Where are we now? The most recent survey shows the overall use of DACT is at 58 percent, down from 65 percent the previous year and has steadily declined from 84 percent in 2012. Telling is that new installations of DACT are now at 38 percent and are on a steady decline. This drop combined with other causes of attrition lead to the decline in overall use of DACT. There has been a flight mainly to wireless as a reasonable alternative. Wireless (cellular and private radio) as a sole means of communications in new installations is up to 58 percent.

Among the causes is the discontinuance of the Public Switched Telephone Network (PSTN), also known as Plain Old Telephone Service (POTS). The copper pair with power originating at the telephone central office is a thing of the past. But for many reasons it has become unsustainable by the telephone companies. The telephone companies and their cable competitors have changed over to packetized digital versions (Voice over Internet Protocol or VoIP) over cable, fiber and cellular to transmit telephone calls. Except for those carriers that have signed on to the tenets of MFVN (described below), there has been little regard for the undistorted transmission of DACT signals.

A managed facilities-based voice network, or MFVN, is a physical network from a voice service provider such as a cable company or carrier that delivers traditional telephone service. MFVNs are interconnected with the public switched telephone network (PSTN) and provide dial tone to end users. MFVN providers include cable operators and telephone companies, but do not include so called “over the top” Internet-based providers such as Vonage, Magic Jack, and others that use the public Internet to carry calls.
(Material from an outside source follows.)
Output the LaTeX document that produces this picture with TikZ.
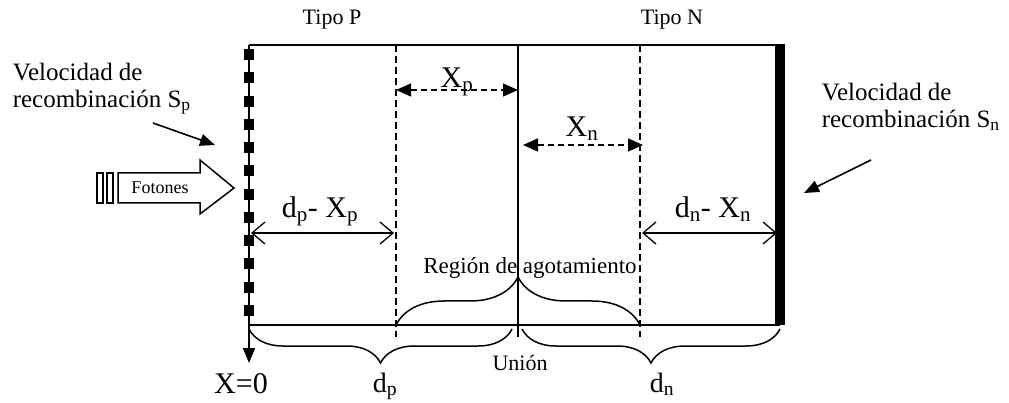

In many cases these initial service offerings had little regard for the type of tone signaling DACT used. Thus, many DACT signals failed to communicate to central station receivers. To complicate this, it is difficult to track when a customer decides to switch service from POTS to VoIP. A system might communicate today but doesn’t tomorrow.
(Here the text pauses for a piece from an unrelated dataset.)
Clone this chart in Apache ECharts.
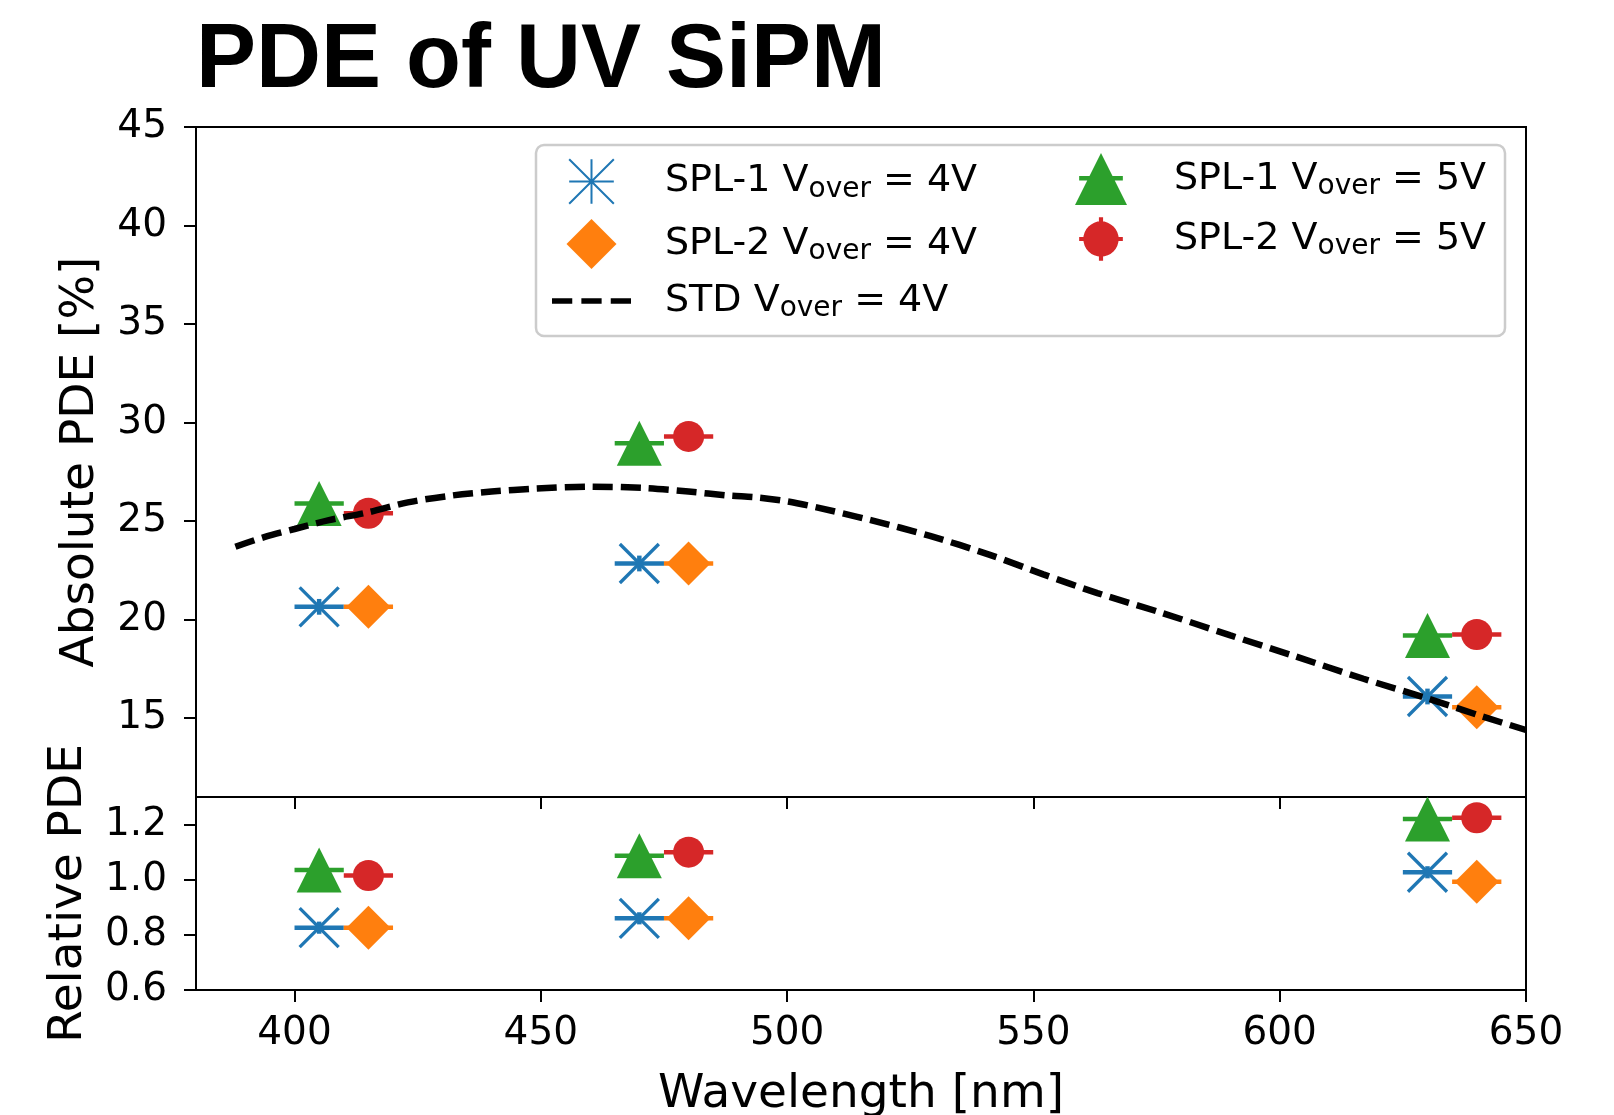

The alarm industry worked out the MFVN protocol with the cable operators. This serves all well when signals propagate in a restricted service area totally under the control of the MFVN providers. However, when signal must traverse greater distances, for example cross country, as is very often the case today, and traffic is handed off to a “least cost routing provider,” quality degrades, often significantly. Part of the FCC rules should be that the carriers require compliance from their interexchange (least cost routing) providers.

Recently the FCC released an order on July 15, 2016 called “In the Matter of Technology Transitions” (You can download the full version by an Internet search of “FCC 90-10”).

The introduction of the FCC order states: “In recent years, the Commission has focused closely on the ongoing transitions from networks based on time-division multiplexed (TDM) circuit-switched voice services running on copper loops to all-Internet Protocol (IP) multi-media networks using copper, co-axial cable, wireless, and/or fiber as physical infrastructure.”

In the order the FCC puts forth the concept of “adequate replacement,” basically leaving it to the carriers to assume compliance. The FCC adequate replacement concept has three prongs:

 

  1. Network Infrastructure and Service Quality, addressing reliability and availability;

  2. Access to Critical Applications and Functionalities, such as 911; and

  3. Interoperability with Key Applications and Functionalities, specifically mentioning security systems.

 

AICC and ADT are quoted in the order as contributors.

It is now up to our industry to once again collaborate with the carriers, cable companies and others, to affirm a protocol (or standard) that once and for all will allow DACTs to transmit reliable information. The inter-carrier dilemma can be solved via a number of proposed solutions.

If DACT cannot be considered reliable, its “sunset” in the NFPA Fire Alarm Code and in UL standards is inevitable, leaving many alarm systems subject to changing over to other transmission methods.

We are in this dilemma because current formats were designed under the cover of the very reliable public switched telephone network. This is not criticism. There was certainly no way to predict what the future would bring. In this vein, another perhaps out-of-the-box solution is to create one or more new formats that are immune to the possible distortion created by the IP transition. Of course, considering how ubiquitous current formats are, any changeover to a new format would be a monumental effort. Perhaps it would only be viable for new installations.

I am certain that a reasonable accommodation, such as MFVN, will be struck with all the carriers. It’s their handoff to interexchange carriers that remains problematical. It’s the “works sometimes and not at other times” scenario that has caused the decline of DACT usage.

DACT is certainly a low cost, easy to implement communication technology that has endured from about 1980. It is suited for lower security installations and, with adequate safeguards such as redundancy, can be used for commercial fire. It certainly can be used as a backup transmission method.

So can there be new life for the DACT? Time will tell.